[Records from a collection]
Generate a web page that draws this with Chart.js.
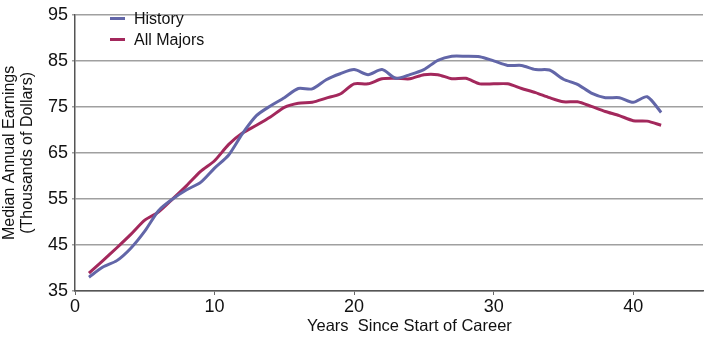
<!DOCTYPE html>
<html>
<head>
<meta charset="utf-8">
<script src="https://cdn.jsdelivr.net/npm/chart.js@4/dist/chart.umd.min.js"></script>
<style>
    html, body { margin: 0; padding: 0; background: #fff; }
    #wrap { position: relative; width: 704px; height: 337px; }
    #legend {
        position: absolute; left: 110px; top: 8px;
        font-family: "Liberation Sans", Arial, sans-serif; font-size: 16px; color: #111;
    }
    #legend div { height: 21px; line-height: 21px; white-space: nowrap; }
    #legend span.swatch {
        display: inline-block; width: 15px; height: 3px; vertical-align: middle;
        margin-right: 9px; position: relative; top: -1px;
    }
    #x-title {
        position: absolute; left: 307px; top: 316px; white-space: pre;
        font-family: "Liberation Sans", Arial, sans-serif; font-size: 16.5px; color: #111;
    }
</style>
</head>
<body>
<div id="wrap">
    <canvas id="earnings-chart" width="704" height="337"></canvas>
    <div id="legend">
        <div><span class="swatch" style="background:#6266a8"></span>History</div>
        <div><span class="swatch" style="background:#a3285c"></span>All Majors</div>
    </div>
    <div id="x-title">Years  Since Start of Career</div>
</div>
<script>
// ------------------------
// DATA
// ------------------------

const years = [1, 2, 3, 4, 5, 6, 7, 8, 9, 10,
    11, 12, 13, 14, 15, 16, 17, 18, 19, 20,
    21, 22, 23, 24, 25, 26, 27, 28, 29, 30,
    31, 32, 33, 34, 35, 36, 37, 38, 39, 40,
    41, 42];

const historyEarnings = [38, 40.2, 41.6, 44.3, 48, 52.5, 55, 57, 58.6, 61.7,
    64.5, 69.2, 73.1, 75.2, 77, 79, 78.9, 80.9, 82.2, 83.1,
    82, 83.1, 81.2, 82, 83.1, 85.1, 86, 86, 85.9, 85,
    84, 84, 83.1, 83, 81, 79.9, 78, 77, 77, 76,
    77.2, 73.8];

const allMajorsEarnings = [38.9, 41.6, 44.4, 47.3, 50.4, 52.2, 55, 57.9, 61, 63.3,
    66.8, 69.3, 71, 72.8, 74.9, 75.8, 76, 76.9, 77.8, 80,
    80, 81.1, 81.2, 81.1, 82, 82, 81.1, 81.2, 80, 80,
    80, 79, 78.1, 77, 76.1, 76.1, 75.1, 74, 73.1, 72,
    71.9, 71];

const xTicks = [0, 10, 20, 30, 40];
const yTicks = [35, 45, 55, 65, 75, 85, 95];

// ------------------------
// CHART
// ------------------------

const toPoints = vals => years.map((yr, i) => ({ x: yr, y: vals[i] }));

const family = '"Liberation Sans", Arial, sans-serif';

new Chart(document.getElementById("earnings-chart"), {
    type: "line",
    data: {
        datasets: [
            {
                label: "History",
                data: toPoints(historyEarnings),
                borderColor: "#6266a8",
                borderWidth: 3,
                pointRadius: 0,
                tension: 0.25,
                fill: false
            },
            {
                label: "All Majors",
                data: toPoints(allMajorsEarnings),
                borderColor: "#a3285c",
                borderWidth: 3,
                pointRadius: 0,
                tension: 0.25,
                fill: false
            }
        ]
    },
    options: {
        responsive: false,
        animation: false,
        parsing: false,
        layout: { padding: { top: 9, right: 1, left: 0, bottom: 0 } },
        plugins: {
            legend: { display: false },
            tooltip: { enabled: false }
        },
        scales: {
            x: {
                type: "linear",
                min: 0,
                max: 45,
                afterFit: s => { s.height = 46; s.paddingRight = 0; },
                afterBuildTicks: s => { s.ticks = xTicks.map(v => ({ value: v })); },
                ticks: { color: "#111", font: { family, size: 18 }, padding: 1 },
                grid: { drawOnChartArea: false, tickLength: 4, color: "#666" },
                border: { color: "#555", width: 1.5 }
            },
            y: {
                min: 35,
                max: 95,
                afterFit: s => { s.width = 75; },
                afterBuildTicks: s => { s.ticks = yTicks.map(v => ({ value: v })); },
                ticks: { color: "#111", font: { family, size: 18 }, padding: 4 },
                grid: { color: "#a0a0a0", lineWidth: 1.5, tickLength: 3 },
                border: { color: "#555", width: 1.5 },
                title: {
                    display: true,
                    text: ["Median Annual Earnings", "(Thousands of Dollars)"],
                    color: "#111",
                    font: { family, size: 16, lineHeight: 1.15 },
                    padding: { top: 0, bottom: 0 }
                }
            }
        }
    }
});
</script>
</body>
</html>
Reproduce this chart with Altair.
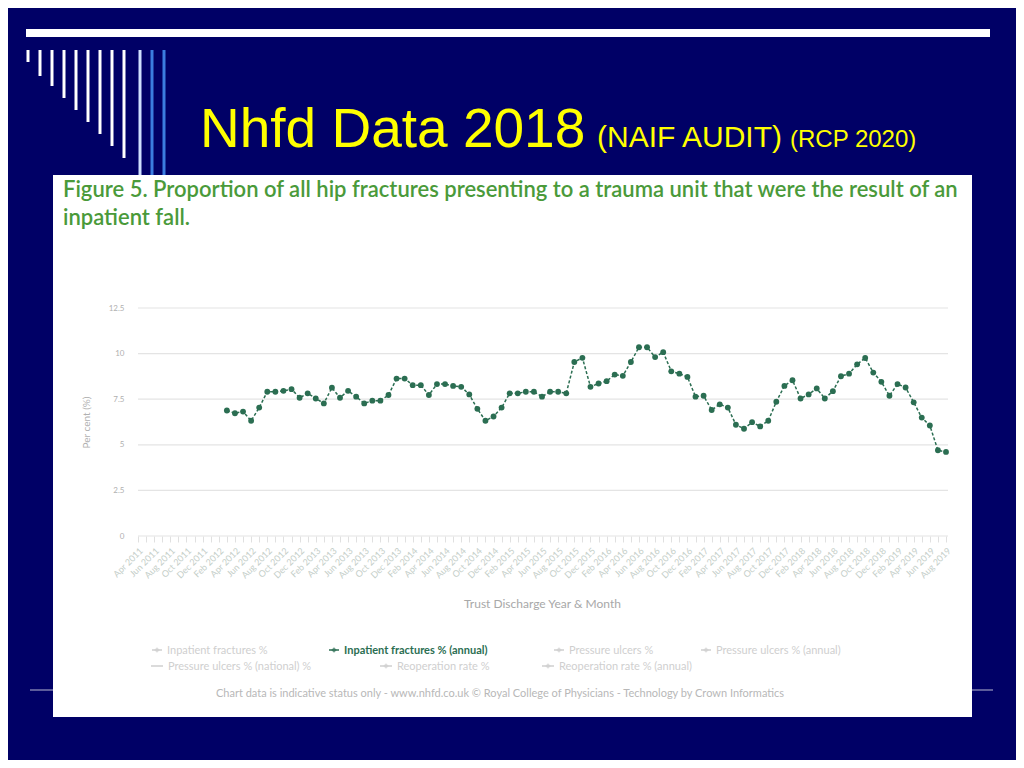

→ WRITTEN TASK: From the material above, copy everything exactly but the pictures.

→ RESPONSE FOR THIS EXERCISE:
Generate a web page that draws this with Chart.js.
<!DOCTYPE html>
<html>
<head>
<meta charset="utf-8">
<script src="https://cdn.jsdelivr.net/npm/chart.js@4/dist/chart.umd.min.js"></script>
<style>
    html, body { margin: 0; padding: 0; background: #fff; }
    #wrap { position: relative; width: 704px; height: 337px; }
    #legend {
        position: absolute; left: 110px; top: 8px;
        font-family: "Liberation Sans", Arial, sans-serif; font-size: 16px; color: #111;
    }
    #legend div { height: 21px; line-height: 21px; white-space: nowrap; }
    #legend span.swatch {
        display: inline-block; width: 15px; height: 3px; vertical-align: middle;
        margin-right: 9px; position: relative; top: -1px;
    }
    #x-title {
        position: absolute; left: 307px; top: 316px; white-space: pre;
        font-family: "Liberation Sans", Arial, sans-serif; font-size: 16.5px; color: #111;
    }
</style>
</head>
<body>
<div id="wrap">
    <canvas id="earnings-chart" width="704" height="337"></canvas>
    <div id="legend">
        <div><span class="swatch" style="background:#6266a8"></span>History</div>
        <div><span class="swatch" style="background:#a3285c"></span>All Majors</div>
    </div>
    <div id="x-title">Years  Since Start of Career</div>
</div>
<script>
// ------------------------
// DATA
// ------------------------

const years = [1, 2, 3, 4, 5, 6, 7, 8, 9, 10,
    11, 12, 13, 14, 15, 16, 17, 18, 19, 20,
    21, 22, 23, 24, 25, 26, 27, 28, 29, 30,
    31, 32, 33, 34, 35, 36, 37, 38, 39, 40,
    41, 42];

const historyEarnings = [38, 40.2, 41.6, 44.3, 48, 52.5, 55, 57, 58.6, 61.7,
    64.5, 69.2, 73.1, 75.2, 77, 79, 78.9, 80.9, 82.2, 83.1,
    82, 83.1, 81.2, 82, 83.1, 85.1, 86, 86, 85.9, 85,
    84, 84, 83.1, 83, 81, 79.9, 78, 77, 77, 76,
    77.2, 73.8];

const allMajorsEarnings = [38.9, 41.6, 44.4, 47.3, 50.4, 52.2, 55, 57.9, 61, 63.3,
    66.8, 69.3, 71, 72.8, 74.9, 75.8, 76, 76.9, 77.8, 80,
    80, 81.1, 81.2, 81.1, 82, 82, 81.1, 81.2, 80, 80,
    80, 79, 78.1, 77, 76.1, 76.1, 75.1, 74, 73.1, 72,
    71.9, 71];

const xTicks = [0, 10, 20, 30, 40];
const yTicks = [35, 45, 55, 65, 75, 85, 95];

// ------------------------
// CHART
// ------------------------

const toPoints = vals => years.map((yr, i) => ({ x: yr, y: vals[i] }));

const family = '"Liberation Sans", Arial, sans-serif';

new Chart(document.getElementById("earnings-chart"), {
    type: "line",
    data: {
        datasets: [
            {
                label: "History",
                data: toPoints(historyEarnings),
                borderColor: "#6266a8",
                borderWidth: 3,
                pointRadius: 0,
                tension: 0.25,
                fill: false
            },
            {
                label: "All Majors",
                data: toPoints(allMajorsEarnings),
                borderColor: "#a3285c",
                borderWidth: 3,
                pointRadius: 0,
                tension: 0.25,
                fill: false
            }
        ]
    },
    options: {
        responsive: false,
        animation: false,
        parsing: false,
        layout: { padding: { top: 9, right: 1, left: 0, bottom: 0 } },
        plugins: {
            legend: { display: false },
            tooltip: { enabled: false }
        },
        scales: {
            x: {
                type: "linear",
                min: 0,
                max: 45,
                afterFit: s => { s.height = 46; s.paddingRight = 0; },
                afterBuildTicks: s => { s.ticks = xTicks.map(v => ({ value: v })); },
                ticks: { color: "#111", font: { family, size: 18 }, padding: 1 },
                grid: { drawOnChartArea: false, tickLength: 4, color: "#666" },
                border: { color: "#555", width: 1.5 }
            },
            y: {
                min: 35,
                max: 95,
                afterFit: s => { s.width = 75; },
                afterBuildTicks: s => { s.ticks = yTicks.map(v => ({ value: v })); },
                ticks: { color: "#111", font: { family, size: 18 }, padding: 4 },
                grid: { color: "#a0a0a0", lineWidth: 1.5, tickLength: 3 },
                border: { color: "#555", width: 1.5 },
                title: {
                    display: true,
                    text: ["Median Annual Earnings", "(Thousands of Dollars)"],
                    color: "#111",
                    font: { family, size: 16, lineHeight: 1.15 },
                    padding: { top: 0, bottom: 0 }
                }
            }
        }
    }
});
</script>
</body>
</html>
Reproduce this chart with Altair.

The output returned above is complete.